Recent flash flooding in West Virginia has led to devastating losses, destroying more than 1,000 homes and killing at least 23 people across the state. Dozens of restaurants have been affected, too, and according to the Charleston Gazette-Mail, many are now out of work as a result.
The newspaper reports that restaurants like Cook’s Country Kitchen in the city of White Sulphur Springs are now trying to pick up the pieces after being enveloped by flood waters. In a Facebook post dated June 29, the restaurant wrote that its efforts to clean up had been hindered due to a lack of running water:
In a separate post, the restaurant announced that it would be closed indefinitely due to the damage sustained during the flood. Photos showed water rushing by and through the restaurant, which looked to be full of at least ankle-deep water.
Nearby, historic resort The Greenbrier was forced to close for two weeks due to the flooding; it's set to reopen July 12. "We had some major damage in different parts of the hotel, and it’s taken a lot of work to get The Greenbrier back to the standard that our guests expect," said Jim Justice, Greenbrier owner and CEO, in a press release. "But my dad once told me that if you can’t get it done in 24 hours a day, then you’re gonna have to work nights. We’ve worked a lot of nights, because we know just how important it is to have The Greenbrier up and running and guests coming here to visit."

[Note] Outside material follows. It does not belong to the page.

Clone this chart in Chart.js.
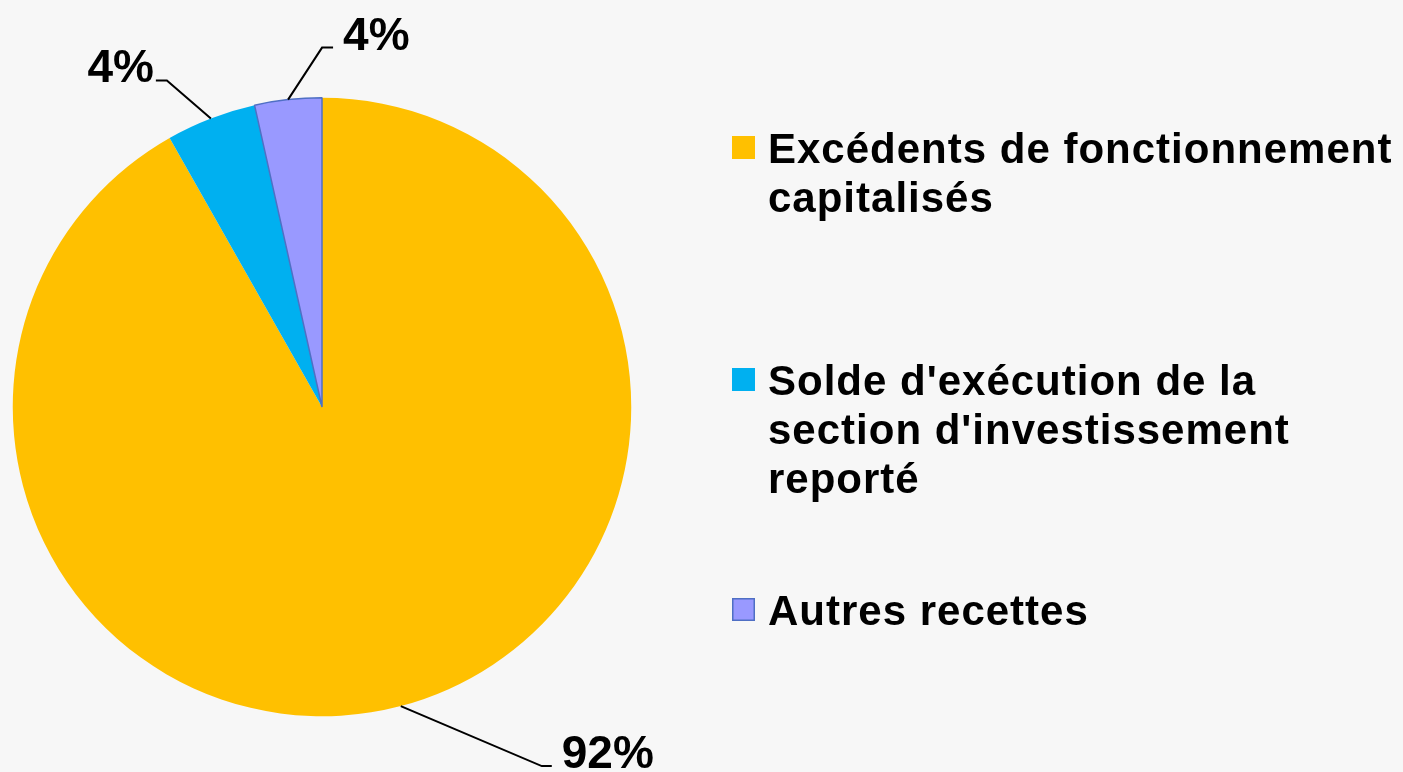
<!DOCTYPE html>
<html lang="fr">
<head>
    <meta charset="UTF-8">
    <title>Recettes d'investissement</title>
    <script src="https://cdn.jsdelivr.net/npm/chart.js@4.4.1/dist/chart.umd.min.js"></script>
    <style>
        html, body {
            margin: 0;
            padding: 0;
            background-color: #f7f7f7;
            overflow: hidden;
        }
        #wrap {
            position: relative;
            width: 1403px;
            height: 772px;
        }
    </style>
</head>
<body>
    <div id="wrap">
        <canvas id="pieChart" width="1403" height="772"></canvas>
    </div>

    <script>
        // données
        const categories = [
            ['Excédents de fonctionnement', 'capitalisés'],
            ["Solde d'exécution de la", "section d'investissement", 'reporté'],
            ['Autres recettes']
        ];
        const values = [91.8, 4.7, 3.5];
        const pctLabels = ['92%', '4%', '4%'];
        const colors = ['#FFC000', '#00B0F0', '#9999FF'];
        const borderColors = ['#FFC000', '#00B0F0', '#4F6FC4'];
        const borderWidths = [0, 0, 1.5];

        // position des étiquettes : coude puis fin du trait, relatif au point d'ancrage
        const labelLayout = [
            { elbow: [141, 60], end: [151, 60], align: 'left' },
            { elbow: [-44, -38], end: [-55, -38], align: 'right' },
            { elbow: [34, -52], end: [45, -52], align: 'left' }
        ];

        // légende dessinée à droite
        const legendTop = [163, 395, 625];
        const legendX = 732;
        const legendLine = 49;

        const leaderLines = {
            id: 'leaderLines',
            afterDatasetsDraw(chart) {
                const ctx = chart.ctx;
                const meta = chart.getDatasetMeta(0);
                ctx.save();
                meta.data.forEach((arc, i) => {
                    const p = arc.getProps(['x', 'y', 'startAngle', 'endAngle', 'outerRadius']);
                    const mid = (p.startAngle + p.endAngle) / 2;
                    const ax = p.x + Math.cos(mid) * p.outerRadius;
                    const ay = p.y + Math.sin(mid) * p.outerRadius;
                    const lay = labelLayout[i];
                    ctx.strokeStyle = '#000';
                    ctx.lineWidth = 2;
                    ctx.beginPath();
                    ctx.moveTo(ax, ay);
                    ctx.lineTo(ax + lay.elbow[0], ay + lay.elbow[1]);
                    ctx.lineTo(ax + lay.end[0], ay + lay.end[1]);
                    ctx.stroke();

                    ctx.font = 'bold 46px "Liberation Sans", Arial, sans-serif';
                    ctx.fillStyle = '#000';
                    ctx.textBaseline = 'alphabetic';
                    ctx.textAlign = lay.align;
                    const tx = ax + lay.end[0] + (lay.align === 'left' ? 10 : -2);
                    ctx.fillText(pctLabels[i], tx, ay + lay.end[1] + 2);
                });
                ctx.restore();
            }
        };

        const sideLegend = {
            id: 'sideLegend',
            afterDraw(chart) {
                const ctx = chart.ctx;
                ctx.save();
                categories.forEach((lines, i) => {
                    const base = legendTop[i];
                    ctx.fillStyle = colors[i];
                    ctx.fillRect(legendX, base - 27, 23, 23);
                    if (borderWidths[i] > 0) {
                        ctx.strokeStyle = borderColors[i];
                        ctx.lineWidth = 1.5;
                        ctx.strokeRect(legendX + 0.75, base - 26.25, 21.5, 21.5);
                    }
                    ctx.fillStyle = '#000';
                    ctx.font = 'bold 42px "Liberation Sans", Arial, sans-serif';
                    ctx.letterSpacing = '1px';
                    ctx.textAlign = 'left';
                    ctx.textBaseline = 'alphabetic';
                    lines.forEach((line, j) => {
                        ctx.fillText(line, 768, base + j * legendLine);
                    });
                });
                ctx.restore();
            }
        };

        const ctx = document.getElementById('pieChart').getContext('2d');
        new Chart(ctx, {
            type: 'pie',
            data: {
                labels: categories.map(c => c.join(' ')),
                datasets: [{
                    data: values,
                    backgroundColor: colors,
                    borderColor: borderColors,
                    borderWidth: borderWidths
                }]
            },
            options: {
                responsive: false,
                animation: false,
                layout: {
                    padding: { left: 12, top: 97, right: 771, bottom: 55 }
                },
                plugins: {
                    legend: { display: false },
                    tooltip: { enabled: false }
                }
            },
            plugins: [leaderLines, sideLegend]
        });
    </script>
</body>
</html>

Nearly 2,000 people work at the resort, making it one of the largest employers in southern West Virginia. "For this region and this state to get back on its feet, the people need to be working," said Justice. "A number of team members at The Greenbrier lost everything, and they can’t rebuild if they don’t have a place to work."
The resort has been operating as a shelter of sorts for flood victims, housing and feeding more than 700 people since flooding first swept through the region in late June.
Fruits of Labor, a restaurant that doubles as a training program for drug offenders looking to get back on their feet, reportedly lost everything in the floods — "every supply, every fork, every spoon, every fridge," according to local news station WDBJ7. Local groups are currently fundraising so that the restaurant, and others like it, can eventually reopen.